Often when catching up with candidates after a job interview, they’ll talk about whether they felt they made a connection with their interviewer – it’s gives them a feel for whether the interview has gone well or not.

It’s this connection that they want to cultivate once they take up their new post so it’s vital that there’s continuity between the interview, hiring and onboarding processes to ensure a smooth start for the new employee and to set the stage for a successful working partnership.

Smaller companies operate without layers of bureaucracy and a positive work culture where individuals feel valued and supported can develop quickly. It sets the scene for teamwork, “being in it all together” and alludes to the opportunity for professional growth and development.
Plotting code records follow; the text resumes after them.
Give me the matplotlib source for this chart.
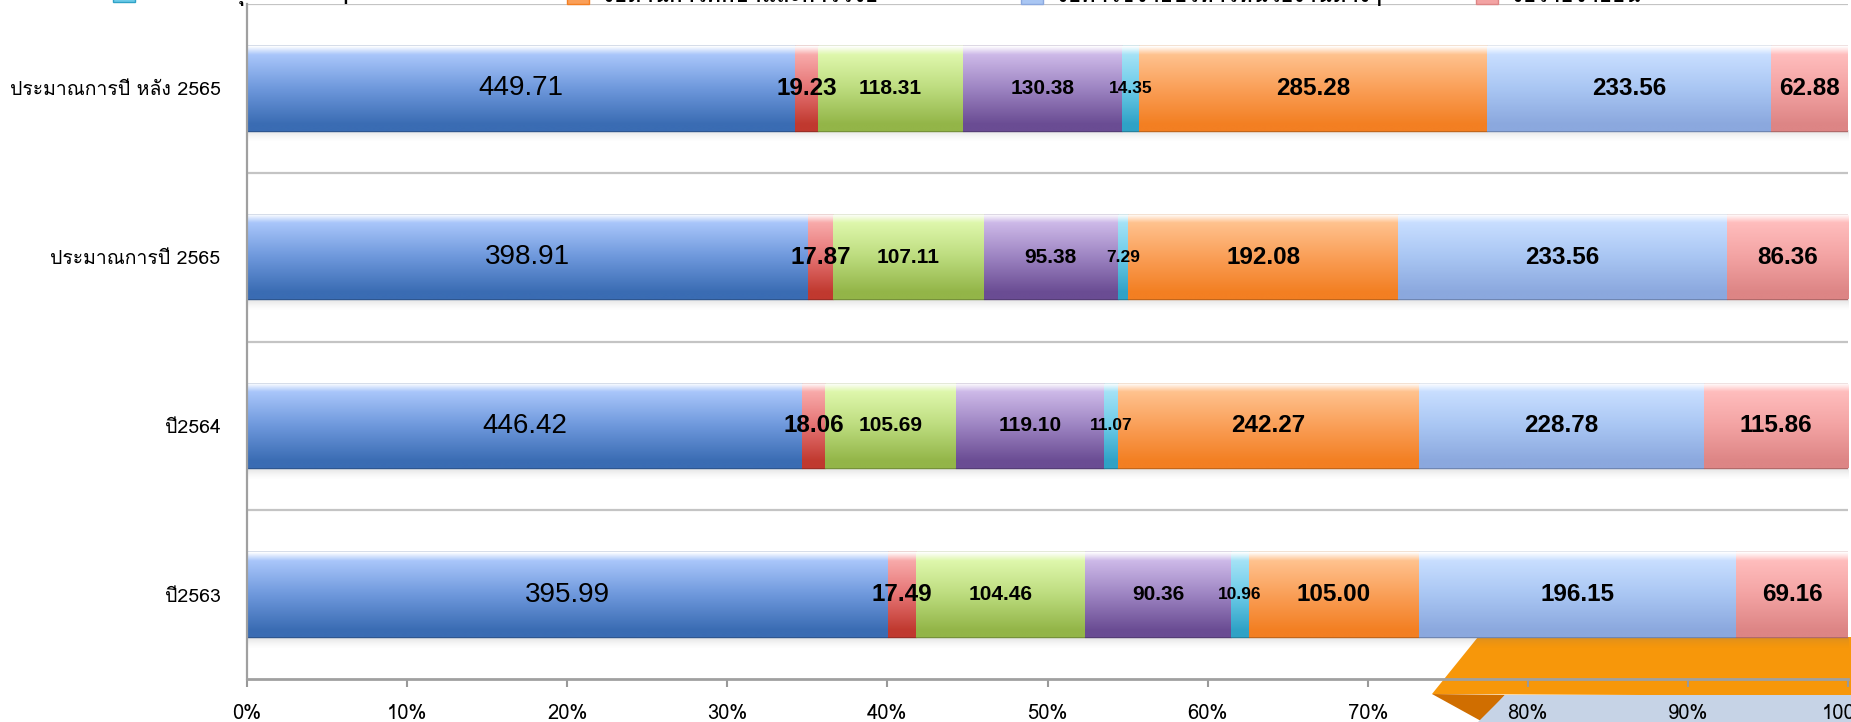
import numpy as np
import matplotlib
matplotlib.use('Agg')
import matplotlib.pyplot as plt
from matplotlib.colors import LinearSegmentedColormap, to_rgb
from matplotlib.patches import Polygon, Patch

# ปีงบประมาณ (ล่างขึ้นบน)
years = ['ปี2563', 'ปี2564', 'ประมาณการปี 2565', 'ประมาณการปี หลัง 2565']

# วงเงินแต่ละหมวด (ล้านบาท)
personnel = [395.99, 446.42, 398.91, 449.71]
invest = [17.49, 18.06, 17.87, 19.23]
operate = [104.46, 105.69, 107.11, 118.31]
subsidy = [90.36, 119.10, 95.38, 130.38]
support = [10.96, 11.07, 7.29, 14.35]
education = [105.00, 242.27, 192.08, 285.28]
admin = [196.15, 228.78, 233.56, 233.56]
other = [69.16, 115.86, 86.36, 62.88]

names = ['งบบุคลากร', 'งบลงทุน', 'งบดำเนินงาน', 'งบเงินอุดหนุน',
         'งบสนับสนุนงานต่างๆ', 'งบด้านการศึกษาและการวิจัย',
         'งบค่าใช้จ่ายบริหารหน่วยงานต่างๆ', 'งบรายจ่ายอื่น']

series = [personnel, invest, operate, subsidy, support, education, admin, other]

# สีไล่เฉด (ล่าง, กลาง, บน)
shades = [('#3A6CB3', '#6E98DC', '#A9C6FA'),
          ('#C0392F', '#E57373', '#F8AAAA'),
          ('#93B548', '#BCDC7E', '#DEF7AC'),
          ('#6A4C93', '#9D84C2', '#CDB9E8'),
          ('#2FA2C6', '#6CCBE8', '#A4E2F6'),
          ('#F37F22', '#FA9F58', '#FFC28E'),
          ('#8BA8DE', '#A9C6F3', '#C8DEFF'),
          ('#DD8585', '#F3A3A3', '#FFBDBD')]

# ขนาดและน้ำหนักตัวเลขบนแท่ง
lab_size = [20, 17.5, 15, 15, 12.5, 17.5, 17.5, 17.5]
lab_weight = ['normal'] + ['bold'] * 7

W, H = 1851, 722
fig = plt.figure(figsize=(W / 100, H / 100), dpi=100)

# แถบตกแต่งด้านล่างขวา
def px(pts):
    return [(x / W, 1 - y / H) for x, y in pts]

fig.patches.append(Polygon(px([(1478, 637), (1851, 637), (1851, 696), (1432, 694)]),
                           closed=True, transform=fig.transFigure, fc='#F7970A', ec='none', zorder=-3))
fig.patches.append(Polygon(px([(1432, 694), (1505, 695), (1481, 721)]),
                           closed=True, transform=fig.transFigure, fc='#D06E00', ec='none', zorder=-2))
fig.patches.append(Polygon(px([(1505, 695), (1851, 695), (1851, 722), (1478, 722)]),
                           closed=True, transform=fig.transFigure, fc='#C6D3E6', ec='none', zorder=-2))

ax = fig.add_axes([247 / W, 1 - 679 / H, (1848 - 247) / W, (679 - 4) / H])
ax.patch.set_facecolor('none')

data = np.array(series)
pct = data / data.sum(axis=0) * 100
y = np.arange(len(years))
left = np.zeros(len(years))
grad = np.linspace(0, 1, 256).reshape(-1, 1)

# เงาใต้แท่ง
shadow = np.zeros((64, 1, 4))
shadow[..., :3] = 0.45
shadow[:, 0, 3] = np.linspace(0, 0.35, 64) ** 1.5
for yi in y:
    ax.imshow(shadow, extent=[0, 100, yi - 0.25 - 0.07, yi - 0.25], origin='lower',
              aspect='auto', zorder=1.5, interpolation='bilinear')

for k, vals in enumerate(series):
    bot, mid, top = shades[k]
    cm = LinearSegmentedColormap.from_list('s%d' % k, [(0, bot), (0.08, bot), (0.5, mid),
                                                       (0.9, top), (1, '#FFFFFF')])
    edge = tuple(c * 0.8 for c in to_rgb(bot))
    bars = ax.barh(y, pct[k], left=left, height=0.5, color=mid, edgecolor=edge,
                   linewidth=1.0, zorder=2)
    for b in bars:
        im = ax.imshow(grad, extent=[b.get_x(), b.get_x() + b.get_width(),
                                     b.get_y(), b.get_y() + b.get_height()],
                       origin='lower', aspect='auto', cmap=cm, zorder=2.5,
                       interpolation='bilinear')
        im.set_clip_path(b)
    for b, v in zip(bars, vals):
        ax.text(b.get_x() + b.get_width() / 2, b.get_y() + b.get_height() / 2,
                '%.2f' % v, ha='center', va='center', fontsize=lab_size[k],
                fontweight=lab_weight[k], family='Liberation Sans', zorder=4)
    left += pct[k]

ax.set_xlim(0, 100)
ax.set_ylim(-0.5, len(years) - 0.5)

ax.set_yticks(y)
ax.set_yticklabels(years, family='Loma', fontsize=14)
ax.set_yticks(y + 0.5, minor=True)
ax.tick_params(axis='y', which='both', length=0, pad=19)
ax.grid(which='minor', axis='y', color='#C4C4C4', lw=1.6, zorder=0)

ax.set_xticks(np.arange(0, 101, 10))
ax.set_xticklabels(['%d%%' % v for v in range(0, 101, 10)], family='Loma', fontsize=14.5)
ax.tick_params(axis='x', direction='out', length=6, width=1.5, color='#999999', pad=12)

for s in ['top', 'right']:
    ax.spines[s].set_visible(False)
ax.spines['left'].set_color('#A0A0A0')
ax.spines['bottom'].set_color('#A0A0A0')
ax.spines['left'].set_linewidth(1.6)
ax.spines['bottom'].set_linewidth(2.0)

# คำอธิบายสัญลักษณ์ (แถวล่างบางส่วนพ้นขอบภาพ)
col_x = [113, 567, 1021, 1476]
for c in range(4):
    hs = [Patch(facecolor=shades[i][1], edgecolor=shades[i][0]) for i in (c, c + 4)]
    fig.legend(hs, [names[c], names[c + 4]], loc='lower left', ncol=1,
               bbox_to_anchor=(col_x[c] / W, 1 - 6 / H), frameon=False,
               borderpad=0, borderaxespad=0, handlelength=1.0, handleheight=1.0,
               handletextpad=0.6, labelspacing=0.3,
               prop={'family': 'Loma', 'weight': 'bold', 'size': 16})

fig.savefig('out.png', dpi=100)
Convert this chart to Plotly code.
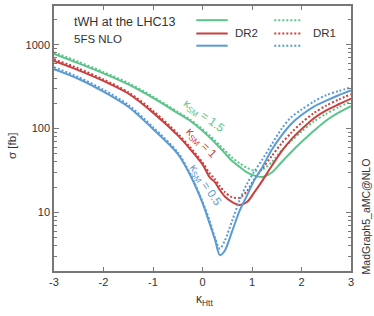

There is an opportunity for employees to make their mark with fast-track promotion, and significant career development for people who want to take on more responsibility.

Try before you buy

In a small business, the smallest change can have a big impact on overall team dynamic. Offer, no, insist a potential recruit spends the day in your business getting a feel for the people and job. It’s an immersive experience and an opportunity to reinforce the job content, systems and team support point mentioned earlier in this article.

Outside the box

When recruiting, covering all bases is key for smaller businesses and they must play to their strengths. By taking this approach and capitalising on the differences between themselves and larger employers they can widen their recruitment pool, and in the longer term truly benefit their business.